With three kids in three different schools, the afternoon went a little something like this:

M's bus arrived at 2:35pm. Woke E up at 2:45pm. Picked up H at 3.

And then we waited at T's bus stop at 3:30pm.
(If you think that's a lot, T and M figured out last week that in 2013 we will have four kids in four schools.)

I'm pretty sure that this little family of ours had the best first day of school around.
And so did I.

Monday, September 7, 2009

'Twas the Day Before School Starts.

We have had a great summer. I wholeheartedly mean that.

Of course, it was not without it's challenges. There were meltdowns and frustrations and time-outs. And that was just me.

But all in all we lived it up and enjoyed as much time outside, with family and friends, home and away. We watched the bigs play sports and shuttled them to and from friends houses. The littles and I went on playdates and picnics and lots and lots of parks.

But tomorrow, Tuesday, summer is over around here. It is back to the routine, the reality, the bedtimes and early morning schedule.

So today, to celebrate our last day of summer vacation we went to Chutes and Ladders park which is an awesome play park in the Twin Cities.

The kids played and ran and sweat their tails off. Of course, they didn't get too warm with the fun splash pad and sprayers the park offers too.


After a fun couple hours we came home, laid out outfits for the first day, showers/baths. Chili for dinner and apple pie for dessert. They all went to bed happily with lots of excitement about tomorrow.
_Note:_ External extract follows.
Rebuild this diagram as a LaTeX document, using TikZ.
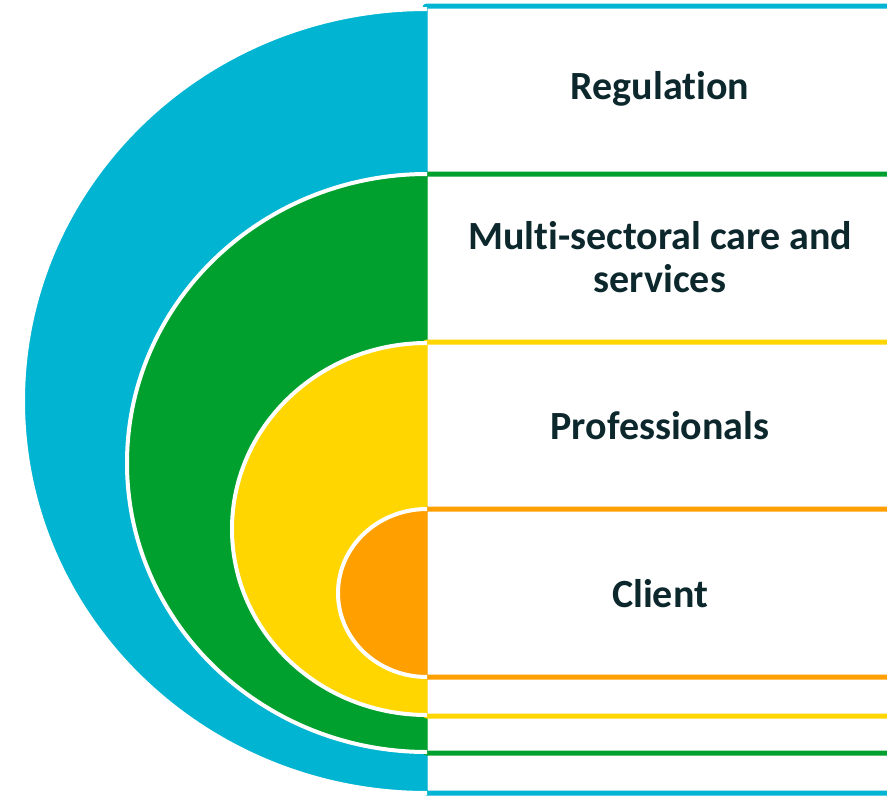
\documentclass[tikz,border=0pt]{standalone}
\usepackage{fontspec}
\setmainfont{Carlito}[Ligatures={NoCommon}]
\definecolor{cblue}{RGB}{0,180,210}
\definecolor{cgreen}{RGB}{0,160,46}
\definecolor{cyellow}{RGB}{255,214,0}
\definecolor{corange}{RGB}{255,160,0}
\definecolor{ctext}{RGB}{12,40,45}
\tikzset{
  band/.style={fill=white, draw=#1, line width=5pt, rounded corners=2pt},
  lbl/.style={text=ctext, font=\fontsize{40}{43}\selectfont\bfseries, align=center}
}
\newcommand{\halfell}[4]{% color, cy, rx, ry
  \begin{scope}
    \clip (0,0) rectangle (427,796);
    \fill[#1] (427,#2) ellipse [x radius=#3, y radius=#4];
    \draw[white, line width=4pt] (427,#2) ellipse [x radius=#3, y radius=#4];
  \end{scope}}
\begin{document}
\begin{tikzpicture}[x=1pt,y=-1pt]
\useasboundingbox (0,0) rectangle (887,796);
\clip (0,0) rectangle (887,796);
% blue level
\draw[band=cblue] (425,6) rectangle (897,793);
\halfell{cblue}{401}{404}{392}
% green level
\draw[band=cgreen] (425,174) rectangle (897,753);
\halfell{cgreen}{463}{300}{289}
% yellow level
\draw[band=cyellow] (425,342) rectangle (897,716);
\halfell{cyellow}{529}{195}{186}
% orange level
\draw[band=corange] (425,509) rectangle (897,677);
\halfell{corange}{593}{89}{84}
% labels
\node[lbl] (reg) at (660,89) {Regulation};
\node[lbl] (multi) at (660,257) {Multi-sectoral care and\\services};
\node[lbl] (prof) at (660,426) {Professionals};
\node[lbl] (client) at (660,594) {Client};
\end{tikzpicture}
\end{document}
Tomorrow, like every first day of school, we'll have our special breakfast, get ready and take pictures and stand eagerly at the bus stop. Not once this year, but twice. And then later in the day, we'll drop H at school too.

Life is full of lots of changes for this bunch.


Happy End of the Summer!

Ma-Ma

video

We've pretty much decided that Ma-ma has won out as her first words.

I think we're going to have another talker.

Thursday, September 3, 2009

Nine Months.


P1010575


Though the picture needs no further explanation than to say she's nine months old today; I must tell you she grows more gorgeous by the day. We are in love with that face, those eyes and that pretty hair. She has an infectious laugh, a contagious smile and a determination that will serve her well later I'm sure.

She is trying to become mobile but not crawling yet. She is eating and sampling more and more "real" food. And loving it, I might add.

Still petite. Mostly wearing 3-6 month and some 6-9 month clothing. An occasional 6-12 month.

She is happy. Calm. Full of peace.

And not a day goes by that we don't count our blessings and thank the Lord for this sweet precious girl.

I love her and everything about her.

Happy Nine Months, E.

Tuesday, September 1, 2009

You.

You truly are my sunshine.

My reason for pushing onward and upward somedays.

My joy. My love. My little forty month old man in a big, big world.

You are my superhero. Always ready to save the day. Especially if it means jumping, running and shouting "Ka-Bam!"

You have an enthusiasm for life, a smile and a laugh that is irreplaceable.

You are something.

You love your sister to a fault. Squeeze. Stretch. Pull. Push. All in the name of love. Please don't stop. Though having to monitor your every action with her drives me crazy, I love that you love her. Please. Please don't stop.

You are growing too quickly. Learning to fast. Sliding away. Time is just not on my side.

I sit at the park and I watch you run and play and jump and make friends and I reminisce the old days. The days that T and M would be at their mom's and it'd be you and I. And we'd walk and I'd talk (since you couldn't yet) and we'd go to the park where you could do nothing but swing and we'd laugh and smile.

The whole world was yours.

It still is.

You amaze me.

You push buttons, test limits, pull out all the stops. You are smarter than we give you credit for because you know every trick to pull. You're no angel that's for sure. But you, you are something.
You are so big, so tall, so fast. You ride your birthday bike with ease everywhere we want to go. And you love it.

Your banged up, scratched and bruised knees and ankles make me know that you are loving life. You are living. And playing. And loving.

You.
You are loved. Don't you ever forget it mister.
You are something else and you are loved beyond comprehension.